| Set problem |
Set down the full listing exactly as given. Any pictures are to be left out.

——

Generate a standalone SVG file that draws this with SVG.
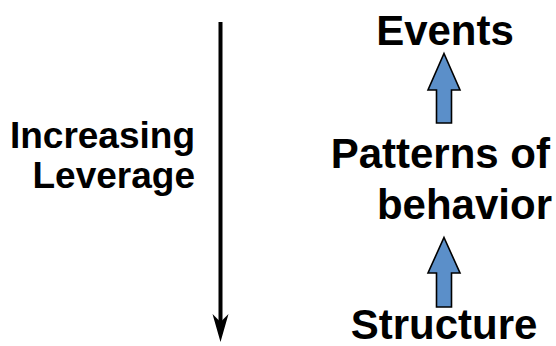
<svg xmlns="http://www.w3.org/2000/svg" width="556" height="346" viewBox="0 0 556 346">
  <style>
    .label { font-family: "Liberation Sans", Arial, sans-serif; font-weight: bold; fill: #000; }
    .big { font-size: 42px; }
    .side { font-size: 37px; }
    .up { fill: #5b8fc9; stroke: #000; stroke-width: 1.6; stroke-linejoin: miter; }
  </style>
  <rect width="556" height="346" fill="#fff"/>

  <!-- leverage axis -->
  <g id="leverage-axis">
    <line x1="220.5" y1="22" x2="220.5" y2="326" stroke="#000" stroke-width="4"/>
    <path d="M220.5,342 L212.5,314 L220.5,322 L228.5,314 Z" fill="#000"/>
    <text class="label side" x="195" y="148" text-anchor="end">Increasing</text>
    <text class="label side" x="195" y="188" text-anchor="end">Leverage</text>
  </g>

  <g id="events">
    <text class="label big" x="445" y="45" text-anchor="middle">Events</text>
  </g>

  <g id="patterns">
    <text class="label big" x="550" y="168" text-anchor="end">Patterns of</text>
    <text class="label big" x="552" y="219" text-anchor="end">behavior</text>
  </g>

  <g id="structure">
    <text class="label big" x="444" y="339" text-anchor="middle">Structure</text>
  </g>

  <!-- block arrows between levels -->
  <g id="connectors">
    <path class="up" d="M444,53.5 L460,90 L451.5,90 L451.5,123 L436.5,123 L436.5,90 L428,90 Z"/>
    <path class="up" d="M444,237.5 L460,273 L451.5,273 L451.5,307 L436.5,307 L436.5,273 L428,273 Z"/>
  </g>
</svg>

——

| Written response |
Generate a standalone SVG file that draws this with SVG.
<svg xmlns="http://www.w3.org/2000/svg" width="556" height="346" viewBox="0 0 556 346">
  <style>
    .label { font-family: "Liberation Sans", Arial, sans-serif; font-weight: bold; fill: #000; }
    .big { font-size: 42px; }
    .side { font-size: 37px; }
    .up { fill: #5b8fc9; stroke: #000; stroke-width: 1.6; stroke-linejoin: miter; }
  </style>
  <rect width="556" height="346" fill="#fff"/>

  <!-- leverage axis -->
  <g id="leverage-axis">
    <line x1="220.5" y1="22" x2="220.5" y2="326" stroke="#000" stroke-width="4"/>
    <path d="M220.5,342 L212.5,314 L220.5,322 L228.5,314 Z" fill="#000"/>
    <text class="label side" x="195" y="148" text-anchor="end">Increasing</text>
    <text class="label side" x="195" y="188" text-anchor="end">Leverage</text>
  </g>

  <g id="events">
    <text class="label big" x="445" y="45" text-anchor="middle">Events</text>
  </g>

  <g id="patterns">
    <text class="label big" x="550" y="168" text-anchor="end">Patterns of</text>
    <text class="label big" x="552" y="219" text-anchor="end">behavior</text>
  </g>

  <g id="structure">
    <text class="label big" x="444" y="339" text-anchor="middle">Structure</text>
  </g>

  <!-- block arrows between levels -->
  <g id="connectors">
    <path class="up" d="M444,53.5 L460,90 L451.5,90 L451.5,123 L436.5,123 L436.5,90 L428,90 Z"/>
    <path class="up" d="M444,237.5 L460,273 L451.5,273 L451.5,307 L436.5,307 L436.5,273 L428,273 Z"/>
  </g>
</svg>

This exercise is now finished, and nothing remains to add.